Look at the data below and print exactly the lines from its first line through the line with "const seriesNames = ['Women"; the pictures stay out of the copy.

[Start of THE INPUT]

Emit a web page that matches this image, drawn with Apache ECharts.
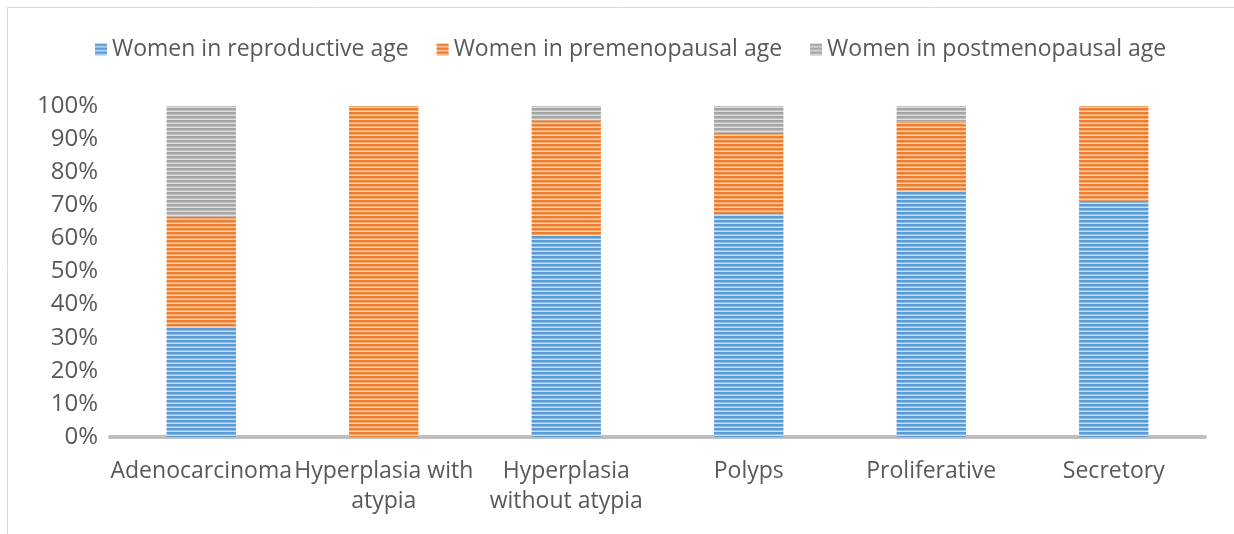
<!DOCTYPE html>
<html>
<head>
<meta charset="utf-8">
<script src="https://cdn.jsdelivr.net/npm/echarts@6/dist/echarts.min.js"></script>
<style>
  html, body { margin: 0; padding: 0; background: #fff; }
  #chart { width: 1234px; height: 534px; }
</style>
</head>
<body>
<div id="chart"></div>
<script>
const categories = ['Adenocarcinoma', 'Hyperplasia with\natypia', 'Hyperplasia\nwithout atypia', 'Polyps', 'Proliferative', 'Secretory']
const reproductive = [33.3, 0, 60.9, 67.3, 74.4, 71.4]
const premenopausal = [33.3, 100, 34.8, 24.6, 20.9, 28.6]
const postmenopausal = [33.4, 0, 4.3, 8.1, 4.7, 0]
const seriesNames = ['Women in reproductive age', 'Women in premenopausal age', 'Women in postmenopausal age']

// horizontal stripes like the excel "narrow horizontal" fill
function stripes(dark, mid, light) {
  const c = document.createElement('canvas')
  c.width = 4
  c.height = 4
  const ctx = c.getContext('2d')
  ctx.fillStyle = light
  ctx.fillRect(0, 0, 4, 4)
  ctx.fillStyle = dark
  ctx.fillRect(0, 0, 4, 2)
  ctx.fillStyle = mid
  ctx.fillRect(0, 2, 4, 1)
  return { image: c, repeat: 'repeat' }
}

const fills = [
  stripes('#5b9bd5', '#8fbbe4', '#c9dff3'),
  stripes('#ed7d31', '#f3a56e', '#fad2b6'),
  stripes('#a5a5a5', '#c0c0c0', '#dedede')
]

const font = '"Open Sans", sans-serif'
const chart = echarts.init(document.getElementById('chart'))

chart.setOption({
  animation: false,
  textStyle: { fontFamily: font },
  graphic: [{
    type: 'rect',
    shape: { x: 7.5, y: 7.5, width: 1240, height: 540 },
    style: { fill: 'none', stroke: '#d9d9d9', lineWidth: 1 }
  }],
  legend: {
    top: 33,
    left: 90,
    itemWidth: 12,
    itemHeight: 12,
    itemGap: 28,
    icon: 'rect',
    textStyle: { fontSize: 23, color: '#595959', fontFamily: font },
    data: seriesNames
  },
  grid: {
    left: 110,
    right: 29,
    top: 106,
    bottom: 97
  },
  xAxis: {
    type: 'category',
    data: categories,
    axisLine: { lineStyle: { color: '#bfbfbf', width: 4 } },
    axisTick: { show: false },
    axisLabel: {
      interval: 0,
      color: '#595959',
      fontSize: 23,
      lineHeight: 30,
      margin: 19,
      fontFamily: font
    }
  },
  yAxis: {
    type: 'value',
    min: 0,
    max: 100,
    interval: 10,
    axisLine: { show: false },
    axisTick: { show: false },
    splitLine: { show: false },
    axisLabel: {
      formatter: '{value}%',
      color: '#595959',
      fontSize: 24,
      margin: 12,
      fontFamily: font
    }
  },
  series: [
    { name: seriesNames[0], type: 'bar', stack: 'total', barWidth: '38%', data: reproductive, itemStyle: { color: fills[0] } },
    { name: seriesNames[1], type: 'bar', stack: 'total', barWidth: '38%', data: premenopausal, itemStyle: { color: fills[1] } },
    { name: seriesNames[2], type: 'bar', stack: 'total', barWidth: '38%', data: postmenopausal, itemStyle: { color: fills[2] } }
  ]
})
</script>
</body>
</html>
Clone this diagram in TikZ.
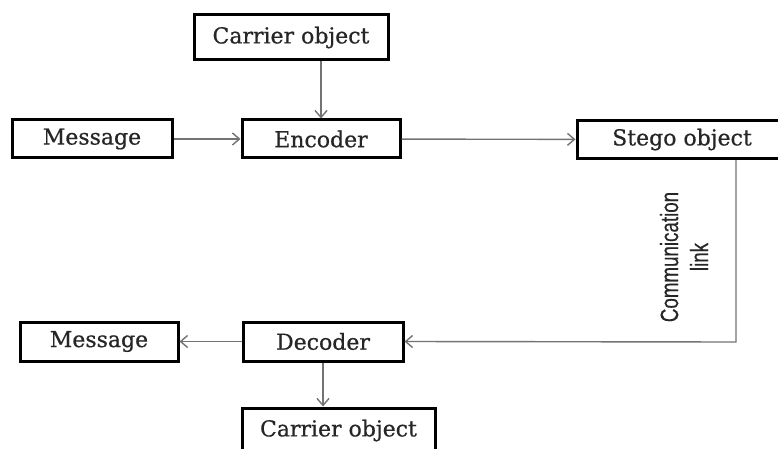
\documentclass[tikz,border=0pt]{standalone}
\usepackage{fontspec}
\setmainfont[FakeBold=0.6]{DejaVu Serif}
\newfontfamily\narrowfont[FakeStretch=0.75,FakeBold=0.4]{Liberation Sans}
\usetikzlibrary{arrows.meta,calc}

\tikzset{
	blockbox/.style={draw=black, line width=3pt, fill=white, inner sep=0pt,
		minimum height=38pt, text=black!85, font=\fontsize{22}{26}\selectfont},
	flow/.style={draw=black!55, line width=1.4pt,
		-{Straight Barb[length=7pt,width=12pt]}}
}

\begin{document}
\begin{tikzpicture}[x=1pt,y=-1pt]
	\clip (0,0) rectangle (778,449);
	% embedding side
	\node[blockbox, minimum width=194pt, minimum height=45pt] (carrierin) at (291,37.5) {Carrier object};
	\node[blockbox, minimum width=160pt] (msgin) at (92,139) {Message};
	\node[blockbox, minimum width=158pt] (enc) at (321,139) {Encoder};
	\node[blockbox, minimum width=210pt] (stego) at (682,139.5) {Stego object};
	% extraction side
	\node[blockbox, minimum width=158pt, minimum height=39pt] (msgout) at (99,341.5) {Message};
	\node[blockbox, minimum width=160pt, minimum height=39pt] (dec) at (323,341.5) {Decoder};
	\node[blockbox, minimum width=193pt, minimum height=45pt] (carrierout) at (338.5,430.5) {Carrier object};
	\coordinate (turn) at (736,342);
	\node[rotate=90, align=center, text=black!85, font=\narrowfont\fontsize{25}{30}\selectfont] (channel) at (684,257) {Communication\\link};

	\draw[flow] (carrierin.south -| enc.north) -- (enc.north);
	\draw[flow] (msgin) -- (enc);
	\draw[flow] (enc) -- (stego);
	\draw[flow] (stego.south -| turn) -- (turn) -- (dec.east);
	\draw[flow] (dec) -- (msgout);
	\draw[flow] (dec.south) -- (carrierout.north -| dec.south);
\end{tikzpicture}
\end{document}
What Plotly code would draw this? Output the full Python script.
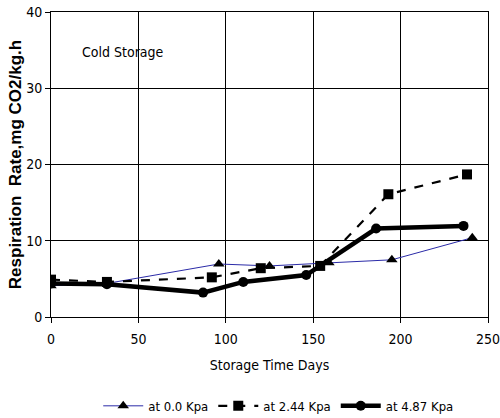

[End of THE INPUT]

> **WRITTEN ANSWER**:
Emit a web page that matches this image, drawn with Apache ECharts.
<!DOCTYPE html>
<html>
<head>
<meta charset="utf-8">
<script src="https://cdn.jsdelivr.net/npm/echarts@6/dist/echarts.min.js"></script>
<style>
  html, body { margin: 0; padding: 0; background: #fff; }
  #chart { width: 1234px; height: 534px; }
</style>
</head>
<body>
<div id="chart"></div>
<script>
const categories = ['Adenocarcinoma', 'Hyperplasia with\natypia', 'Hyperplasia\nwithout atypia', 'Polyps', 'Proliferative', 'Secretory']
const reproductive = [33.3, 0, 60.9, 67.3, 74.4, 71.4]
const premenopausal = [33.3, 100, 34.8, 24.6, 20.9, 28.6]
const postmenopausal = [33.4, 0, 4.3, 8.1, 4.7, 0]
const seriesNames = ['Women in reproductive age', 'Women in premenopausal age', 'Women in postmenopausal age']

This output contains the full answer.